The Qsources Qlws has only very limited influence on the natural behavior of the sample due to its small dynamic mass. If placed correctly, the influence of coupling the shaker to the test-object eigenfrequencies is very small, comparable to the effect of suspending the test-object, for frequencies below 2 kHz, which covers the first 15 - 20 resonances. No waiting time between excitation sequences is required, therefore speeding up the test considerably. The only drawback that appeared during the test is the low frequency limitation below 250 Hz. It does not mean that the shaker is not working for lower frequencies , but at lower frequencies it has slightly more influence on the natural behavior of the sample due to the higher effective dynamic mass.
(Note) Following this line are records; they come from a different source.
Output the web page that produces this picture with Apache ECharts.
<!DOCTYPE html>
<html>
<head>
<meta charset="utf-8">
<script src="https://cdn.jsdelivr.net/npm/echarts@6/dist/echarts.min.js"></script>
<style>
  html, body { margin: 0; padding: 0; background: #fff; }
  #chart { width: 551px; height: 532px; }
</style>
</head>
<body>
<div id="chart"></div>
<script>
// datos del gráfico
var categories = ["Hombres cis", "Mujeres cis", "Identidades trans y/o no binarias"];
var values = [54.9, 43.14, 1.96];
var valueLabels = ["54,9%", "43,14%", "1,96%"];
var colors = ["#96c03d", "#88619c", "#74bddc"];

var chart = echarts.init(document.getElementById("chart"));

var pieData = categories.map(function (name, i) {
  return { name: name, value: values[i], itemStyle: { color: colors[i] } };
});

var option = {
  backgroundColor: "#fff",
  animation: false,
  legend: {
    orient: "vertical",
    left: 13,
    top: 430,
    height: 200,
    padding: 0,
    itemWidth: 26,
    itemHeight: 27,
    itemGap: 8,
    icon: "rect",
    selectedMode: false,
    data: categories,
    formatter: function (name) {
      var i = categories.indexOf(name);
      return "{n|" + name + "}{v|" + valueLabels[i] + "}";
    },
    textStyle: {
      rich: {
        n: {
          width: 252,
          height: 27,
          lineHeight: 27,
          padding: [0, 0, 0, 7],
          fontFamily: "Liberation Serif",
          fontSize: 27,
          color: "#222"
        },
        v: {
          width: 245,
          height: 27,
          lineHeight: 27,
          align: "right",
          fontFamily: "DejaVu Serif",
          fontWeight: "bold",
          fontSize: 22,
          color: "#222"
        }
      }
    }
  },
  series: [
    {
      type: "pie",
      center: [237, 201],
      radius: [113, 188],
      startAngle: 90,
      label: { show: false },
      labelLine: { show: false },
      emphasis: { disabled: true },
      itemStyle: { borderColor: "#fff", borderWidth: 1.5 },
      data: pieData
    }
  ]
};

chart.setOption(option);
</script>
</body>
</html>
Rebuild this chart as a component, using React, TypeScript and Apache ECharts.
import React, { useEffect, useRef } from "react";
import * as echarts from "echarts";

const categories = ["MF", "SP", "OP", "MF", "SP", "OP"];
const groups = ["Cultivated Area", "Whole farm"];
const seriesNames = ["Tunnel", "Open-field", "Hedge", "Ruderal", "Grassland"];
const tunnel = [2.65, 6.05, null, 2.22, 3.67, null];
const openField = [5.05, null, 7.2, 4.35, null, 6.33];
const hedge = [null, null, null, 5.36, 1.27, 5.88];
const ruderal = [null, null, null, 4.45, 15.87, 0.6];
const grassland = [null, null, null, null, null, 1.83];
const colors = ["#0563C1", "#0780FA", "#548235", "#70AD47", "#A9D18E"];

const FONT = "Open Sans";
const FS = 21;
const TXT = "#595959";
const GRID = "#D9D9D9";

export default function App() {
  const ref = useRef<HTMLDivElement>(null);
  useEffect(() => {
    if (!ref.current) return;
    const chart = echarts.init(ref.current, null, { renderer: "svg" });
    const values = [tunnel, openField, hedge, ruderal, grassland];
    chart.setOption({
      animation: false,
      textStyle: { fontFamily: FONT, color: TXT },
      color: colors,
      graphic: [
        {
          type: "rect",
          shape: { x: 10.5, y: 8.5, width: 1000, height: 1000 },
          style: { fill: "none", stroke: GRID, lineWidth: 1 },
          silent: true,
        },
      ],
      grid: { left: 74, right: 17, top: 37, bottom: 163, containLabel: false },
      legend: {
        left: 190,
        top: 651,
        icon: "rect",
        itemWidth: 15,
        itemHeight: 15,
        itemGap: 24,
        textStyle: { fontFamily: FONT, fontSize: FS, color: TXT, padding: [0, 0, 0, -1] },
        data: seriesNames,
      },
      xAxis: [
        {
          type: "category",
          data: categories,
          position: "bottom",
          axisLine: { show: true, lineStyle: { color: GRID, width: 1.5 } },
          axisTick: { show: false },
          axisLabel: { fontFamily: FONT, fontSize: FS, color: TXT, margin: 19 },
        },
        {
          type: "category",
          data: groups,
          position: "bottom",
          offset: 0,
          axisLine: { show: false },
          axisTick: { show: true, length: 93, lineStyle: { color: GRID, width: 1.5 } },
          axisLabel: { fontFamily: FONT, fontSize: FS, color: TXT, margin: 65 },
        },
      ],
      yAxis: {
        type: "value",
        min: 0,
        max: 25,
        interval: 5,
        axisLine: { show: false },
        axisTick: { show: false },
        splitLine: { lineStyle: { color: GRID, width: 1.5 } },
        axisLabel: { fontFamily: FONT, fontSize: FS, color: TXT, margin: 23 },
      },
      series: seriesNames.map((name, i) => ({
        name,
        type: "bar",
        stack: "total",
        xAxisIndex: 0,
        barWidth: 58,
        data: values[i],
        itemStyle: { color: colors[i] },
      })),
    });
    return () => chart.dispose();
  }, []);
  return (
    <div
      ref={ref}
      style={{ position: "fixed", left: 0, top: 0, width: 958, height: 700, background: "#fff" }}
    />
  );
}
Figure 3 shows typical results of SAM hammer (left) and Qlws (right) for this setup.
The main results are:
- Resonance frequencies and corresponding deflection shapes are virtually identical between 200 and 2,000 Hz.
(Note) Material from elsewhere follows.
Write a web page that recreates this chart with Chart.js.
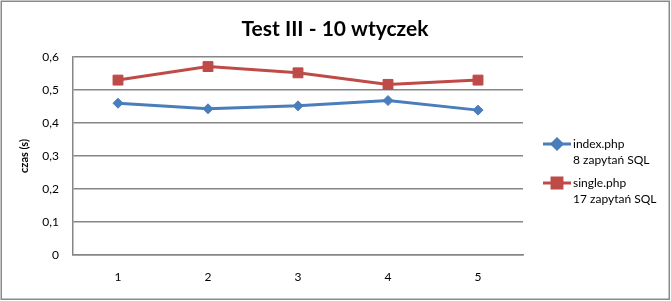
<!DOCTYPE html>
<html><head><meta charset="utf-8">
<script src="https://cdn.jsdelivr.net/npm/chart.js@4"></script>
<style>html,body{margin:0;padding:0;background:#fff;}#wrap{width:671px;height:301px;position:relative;}</style>
</head><body><div id="wrap"><canvas id="c" width="671" height="301"></canvas></div>
<script>
const categories = ['1', '2', '3', '4', '5'];
const indexValues = [0.460, 0.443, 0.452, 0.468, 0.439];
const singleValues = [0.530, 0.571, 0.552, 0.517, 0.530];
const seriesNames = [['index.php', '8 zapytań SQL'], ['single.php', '17 zapytań SQL']];
const chartTitle = 'Test III - 10 wtyczek';
const yTitle = 'czas (s)';

const FONT = 'Lato, "Open Sans", sans-serif';
const GRID = '#868686';

const decorPlugin = {
  id: 'decor',
  afterDraw(chart) {
    const ctx = chart.ctx;
    ctx.save();
    ctx.strokeStyle = '#8a8a8a';
    ctx.lineWidth = 1.5;
    ctx.strokeRect(1.25, 1.25, 668, 298);
    ctx.fillStyle = '#000';
    ctx.font = 'bold 21px ' + FONT;
    ctx.textAlign = 'center';
    ctx.textBaseline = 'middle';
    ctx.fillText(chartTitle, 335, 29);
    const tops = [144, 183];
    chart.data.datasets.forEach((ds, i) => {
      const y = tops[i];
      ctx.strokeStyle = ds.borderColor;
      ctx.lineWidth = ds.borderWidth;
      ctx.beginPath();
      ctx.moveTo(543, y);
      ctx.lineTo(571, y);
      ctx.stroke();
      Chart.helpers.drawPoint(ctx, {
        pointStyle: ds.pointStyle, radius: ds.pointRadius, rotation: 0, borderWidth: 1
      }, 557, y);
      ctx.fillStyle = ds.pointBackgroundColor;
      ctx.fill();
      ctx.fillStyle = '#000';
      ctx.font = '12px ' + FONT;
      ctx.textAlign = 'left';
      ctx.textBaseline = 'middle';
      seriesNames[i].forEach((t, k) => ctx.fillText(t, 573, y + k * 16));
    });
    ctx.restore();
  }
};

new Chart(document.getElementById('c'), {
  type: 'line',
  data: {
    labels: categories,
    datasets: [
      { label: seriesNames[0].join(' '), data: indexValues, borderColor: '#4A7EBB', backgroundColor: '#4A7EBB',
        pointBackgroundColor: '#4A7EBB', pointBorderColor: '#4A7EBB', borderWidth: 3, pointStyle: 'rectRot', pointRadius: 5, pointBorderWidth: 1, tension: 0 },
      { label: seriesNames[1].join(' '), data: singleValues, borderColor: '#BE4B48', backgroundColor: '#BE4B48',
        pointBackgroundColor: '#BE4B48', pointBorderColor: '#BE4B48', borderWidth: 3, pointStyle: 'rect', pointRadius: 7, pointBorderWidth: 1, tension: 0 }
    ]
  },
  options: {
    responsive: false,
    animation: false,
    events: [],
    layout: { padding: { top: 57, right: 148, left: 0, bottom: 0 } },
    plugins: { legend: { display: false }, title: { display: false }, tooltip: { enabled: false } },
    scales: {
      x: {
        offset: true,
        grid: { display: false, drawTicks: false },
        border: { display: true, color: GRID, width: 1.5 },
        ticks: { color: '#000', font: { family: FONT, size: 12 }, padding: 15 },
        afterFit(s) { s.height = 46; }
      },
      y: {
        min: 0, max: 0.6,
        grid: { color: GRID, lineWidth: 1.5, drawTicks: false },
        border: { display: true, color: GRID, width: 1.5 },
        ticks: { stepSize: 0.1, color: '#000', font: { family: FONT, size: 12 }, padding: 14,
          callback: v => (Math.round(v * 10) / 10).toString().replace('.', ',') },
        title: { display: true, text: yTitle, color: '#000', font: { family: FONT, size: 11, weight: 'bold' }, padding: { top: 18, bottom: 0 } },
        afterFit(s) { s.width = 73; }
      }
    }
  },
  plugins: [decorPlugin]
});
</script></body></html>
- Below 200 Hz, the inertial shaker only has some minor influence, also above 2 kHz.
- The increase in noise due to the swaying, caused by the hammer impact, can be clearly seen in the depicted deflection shape.
- The scan time for the measurement with the automated hammer was about 2.5 h as compared to 0.5 h using the Qlws.
- And, even a small conventional electrodynamic shaker with stinger and force sensor is not suitable for this type of samples.
Resume
To resume, the Qsources Qlws shaker is a very interesting alternative to an automated modal hammer, as it produces no swaying of the test object which lowers the signal to noise ratio for single channel Vibrometers without the Polytec QTec® technology.
Since this additional noise can be compensated using multi-channel QTec® Scanning Vibrometers both technologies, the inertial shaker and the automated hammer produce test data on the same level. Limitations can be the lower frequency limit of the Qlws and the added mass for extremely light weight or extremely low damped samples.
The setup of the Qlws is very convenient, comparably simple as an automated hammer, has excellent repeatability, and is a lot faster than the hammer and easier than a classical shaker with stinger. As with the Qlws there is no waiting time between hits, the measurement time can be considerably shorter for suspended samples.